PROBLEM TO SOLVE: Take the line containing "What Chart.js code" as the first line and the line containing "const yStep = 5000000;" as the last, and output that span verbatim without any images.

SUPPLIED ENTRIES:
--

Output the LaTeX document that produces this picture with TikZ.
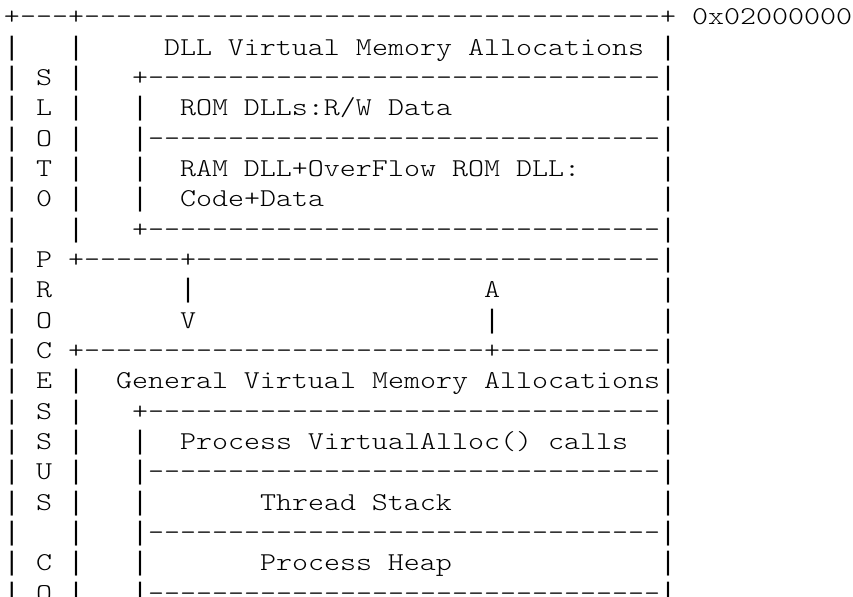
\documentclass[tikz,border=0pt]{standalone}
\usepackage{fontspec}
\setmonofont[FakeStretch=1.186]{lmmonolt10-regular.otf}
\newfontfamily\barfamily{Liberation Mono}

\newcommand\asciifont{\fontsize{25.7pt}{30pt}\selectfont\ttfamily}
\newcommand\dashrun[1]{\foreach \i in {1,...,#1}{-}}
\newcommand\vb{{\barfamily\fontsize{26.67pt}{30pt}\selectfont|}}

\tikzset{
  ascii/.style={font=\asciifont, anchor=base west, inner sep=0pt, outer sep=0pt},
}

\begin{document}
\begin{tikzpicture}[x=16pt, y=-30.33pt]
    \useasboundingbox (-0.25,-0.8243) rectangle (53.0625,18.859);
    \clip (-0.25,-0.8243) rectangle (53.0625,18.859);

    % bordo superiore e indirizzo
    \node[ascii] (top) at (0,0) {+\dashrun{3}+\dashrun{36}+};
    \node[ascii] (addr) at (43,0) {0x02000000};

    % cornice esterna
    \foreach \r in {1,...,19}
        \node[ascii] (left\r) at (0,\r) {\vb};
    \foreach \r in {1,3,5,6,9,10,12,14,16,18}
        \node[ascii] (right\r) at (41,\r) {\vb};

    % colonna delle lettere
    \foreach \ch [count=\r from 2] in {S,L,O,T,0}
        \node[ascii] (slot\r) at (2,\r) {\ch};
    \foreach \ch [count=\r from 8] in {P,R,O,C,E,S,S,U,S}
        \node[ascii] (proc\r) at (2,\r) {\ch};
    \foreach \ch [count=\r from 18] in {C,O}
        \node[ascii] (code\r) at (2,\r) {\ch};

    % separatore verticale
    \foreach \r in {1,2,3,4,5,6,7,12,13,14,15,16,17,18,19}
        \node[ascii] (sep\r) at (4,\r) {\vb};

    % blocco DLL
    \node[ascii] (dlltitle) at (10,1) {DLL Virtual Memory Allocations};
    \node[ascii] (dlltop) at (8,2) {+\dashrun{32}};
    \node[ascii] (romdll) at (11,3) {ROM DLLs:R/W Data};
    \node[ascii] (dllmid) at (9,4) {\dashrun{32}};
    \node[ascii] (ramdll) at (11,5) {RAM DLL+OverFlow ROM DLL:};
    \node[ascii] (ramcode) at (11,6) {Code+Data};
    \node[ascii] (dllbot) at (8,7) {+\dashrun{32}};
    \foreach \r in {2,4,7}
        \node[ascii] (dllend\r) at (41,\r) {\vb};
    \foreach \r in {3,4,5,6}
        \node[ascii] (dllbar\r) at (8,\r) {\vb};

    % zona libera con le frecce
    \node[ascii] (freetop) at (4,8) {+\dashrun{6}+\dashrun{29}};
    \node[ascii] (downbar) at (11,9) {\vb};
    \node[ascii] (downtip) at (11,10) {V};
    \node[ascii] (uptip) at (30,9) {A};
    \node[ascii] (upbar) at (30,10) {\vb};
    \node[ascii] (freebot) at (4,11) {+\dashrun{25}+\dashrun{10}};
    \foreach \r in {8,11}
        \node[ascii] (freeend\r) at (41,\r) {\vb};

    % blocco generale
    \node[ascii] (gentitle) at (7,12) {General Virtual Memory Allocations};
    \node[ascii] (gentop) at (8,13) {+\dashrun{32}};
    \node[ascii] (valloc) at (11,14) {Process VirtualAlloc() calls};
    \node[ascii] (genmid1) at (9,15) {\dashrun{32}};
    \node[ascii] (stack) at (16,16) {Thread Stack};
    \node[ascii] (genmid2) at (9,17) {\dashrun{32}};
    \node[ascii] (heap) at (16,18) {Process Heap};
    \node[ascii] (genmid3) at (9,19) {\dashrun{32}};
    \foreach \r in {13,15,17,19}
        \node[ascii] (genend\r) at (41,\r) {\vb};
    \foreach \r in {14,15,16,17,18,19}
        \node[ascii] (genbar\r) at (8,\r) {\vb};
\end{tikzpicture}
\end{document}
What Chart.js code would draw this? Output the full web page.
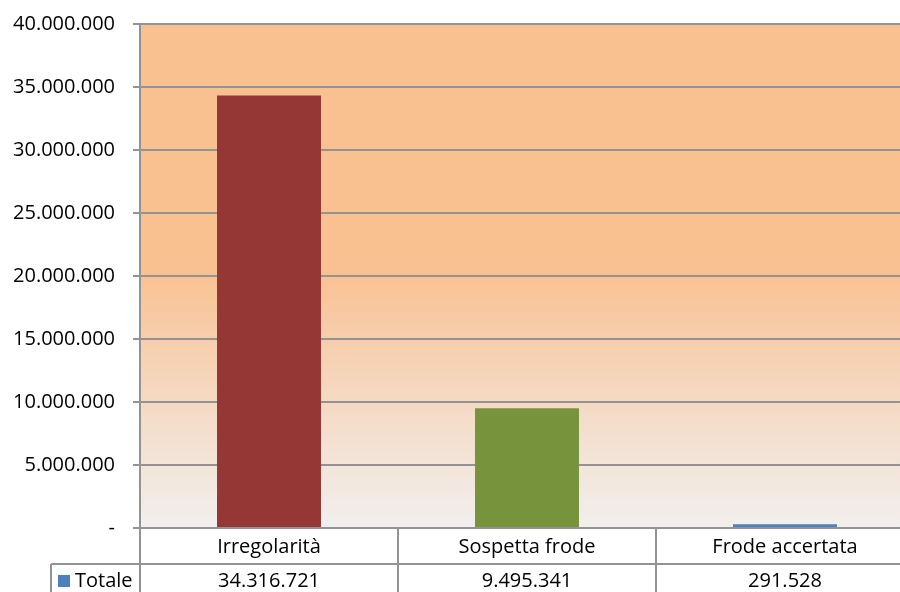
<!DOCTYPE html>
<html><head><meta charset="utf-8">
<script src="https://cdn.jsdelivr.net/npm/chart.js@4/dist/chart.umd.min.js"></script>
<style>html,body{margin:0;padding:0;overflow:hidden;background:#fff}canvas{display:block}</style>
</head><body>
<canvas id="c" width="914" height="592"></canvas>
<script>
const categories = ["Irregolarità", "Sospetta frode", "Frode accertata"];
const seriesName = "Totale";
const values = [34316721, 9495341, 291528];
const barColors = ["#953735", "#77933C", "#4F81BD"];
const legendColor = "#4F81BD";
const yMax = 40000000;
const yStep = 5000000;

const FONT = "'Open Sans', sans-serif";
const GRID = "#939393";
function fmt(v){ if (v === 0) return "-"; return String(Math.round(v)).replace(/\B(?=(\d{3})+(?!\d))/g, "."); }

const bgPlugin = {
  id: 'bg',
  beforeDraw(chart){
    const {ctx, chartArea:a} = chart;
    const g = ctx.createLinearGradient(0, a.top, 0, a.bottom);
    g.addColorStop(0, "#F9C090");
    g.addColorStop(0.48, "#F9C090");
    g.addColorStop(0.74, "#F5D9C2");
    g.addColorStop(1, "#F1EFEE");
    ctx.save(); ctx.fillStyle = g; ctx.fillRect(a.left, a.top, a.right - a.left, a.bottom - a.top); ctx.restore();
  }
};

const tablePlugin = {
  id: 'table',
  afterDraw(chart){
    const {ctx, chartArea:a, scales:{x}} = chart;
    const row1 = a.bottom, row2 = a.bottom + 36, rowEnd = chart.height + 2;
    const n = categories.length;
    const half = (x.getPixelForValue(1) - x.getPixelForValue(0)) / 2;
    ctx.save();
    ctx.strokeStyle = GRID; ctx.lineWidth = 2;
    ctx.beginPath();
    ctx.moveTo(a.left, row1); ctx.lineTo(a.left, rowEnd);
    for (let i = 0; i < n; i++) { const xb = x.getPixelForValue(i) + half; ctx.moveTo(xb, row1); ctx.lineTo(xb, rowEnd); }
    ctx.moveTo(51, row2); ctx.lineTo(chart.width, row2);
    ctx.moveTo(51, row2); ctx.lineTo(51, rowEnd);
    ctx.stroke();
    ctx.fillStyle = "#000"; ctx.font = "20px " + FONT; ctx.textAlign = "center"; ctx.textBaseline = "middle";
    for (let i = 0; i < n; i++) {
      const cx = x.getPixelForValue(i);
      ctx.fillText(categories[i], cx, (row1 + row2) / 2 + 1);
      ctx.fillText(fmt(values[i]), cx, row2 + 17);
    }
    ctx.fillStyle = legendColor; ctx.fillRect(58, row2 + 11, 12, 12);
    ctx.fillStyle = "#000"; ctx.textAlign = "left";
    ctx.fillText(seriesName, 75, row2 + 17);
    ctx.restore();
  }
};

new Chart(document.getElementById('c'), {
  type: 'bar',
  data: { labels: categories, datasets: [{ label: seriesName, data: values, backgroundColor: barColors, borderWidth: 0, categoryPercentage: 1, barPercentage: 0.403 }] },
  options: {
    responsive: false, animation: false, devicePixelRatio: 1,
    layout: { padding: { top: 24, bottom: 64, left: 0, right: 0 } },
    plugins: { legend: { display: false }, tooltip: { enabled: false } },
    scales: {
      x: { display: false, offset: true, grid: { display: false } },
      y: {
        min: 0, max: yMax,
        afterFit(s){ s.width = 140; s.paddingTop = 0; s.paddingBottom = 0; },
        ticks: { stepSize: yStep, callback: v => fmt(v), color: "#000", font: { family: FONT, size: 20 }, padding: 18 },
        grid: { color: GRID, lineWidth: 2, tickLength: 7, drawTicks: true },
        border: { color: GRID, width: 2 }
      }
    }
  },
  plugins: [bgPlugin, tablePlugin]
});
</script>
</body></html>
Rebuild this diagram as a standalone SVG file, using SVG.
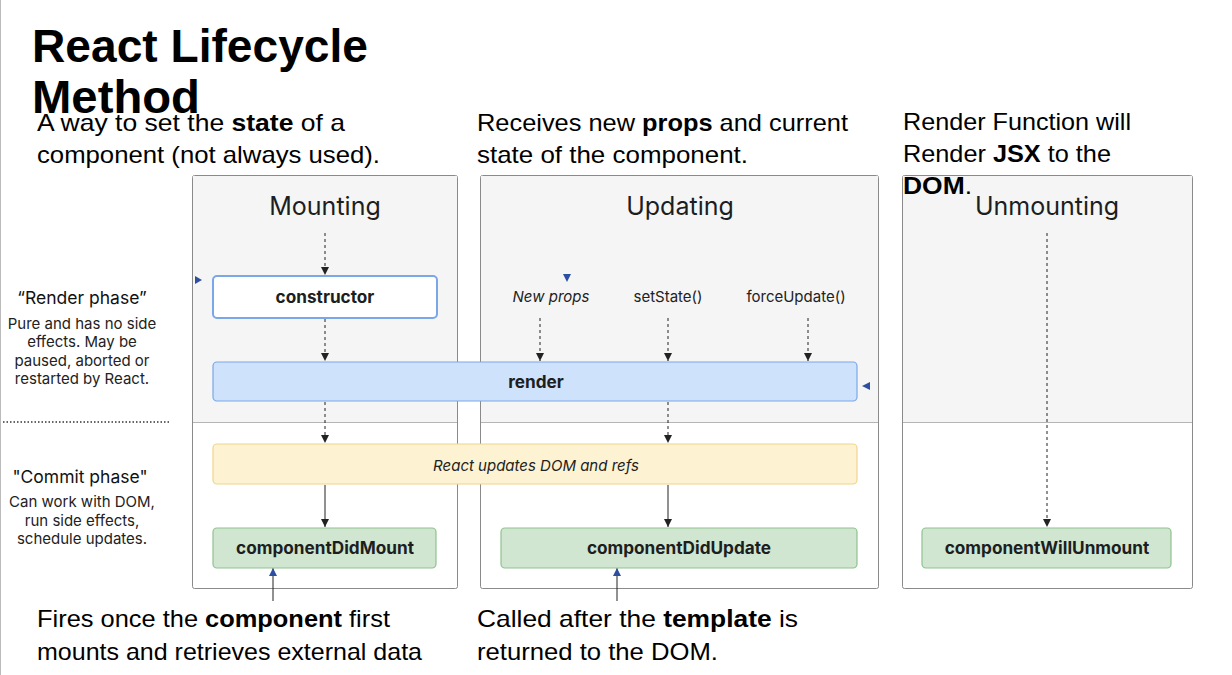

--

OUTPUT FOR THIS TASK:
What Chart.js code would draw this? Output the full web page.
<!DOCTYPE html>
<html><head><meta charset="utf-8">
<script src="https://cdn.jsdelivr.net/npm/chart.js@4/dist/chart.umd.min.js"></script>
<style>html,body{margin:0;padding:0;overflow:hidden;background:#fff}canvas{display:block}</style>
</head><body>
<canvas id="c" width="914" height="592"></canvas>
<script>
const categories = ["Irregolarità", "Sospetta frode", "Frode accertata"];
const seriesName = "Totale";
const values = [34316721, 9495341, 291528];
const barColors = ["#953735", "#77933C", "#4F81BD"];
const legendColor = "#4F81BD";
const yMax = 40000000;
const yStep = 5000000;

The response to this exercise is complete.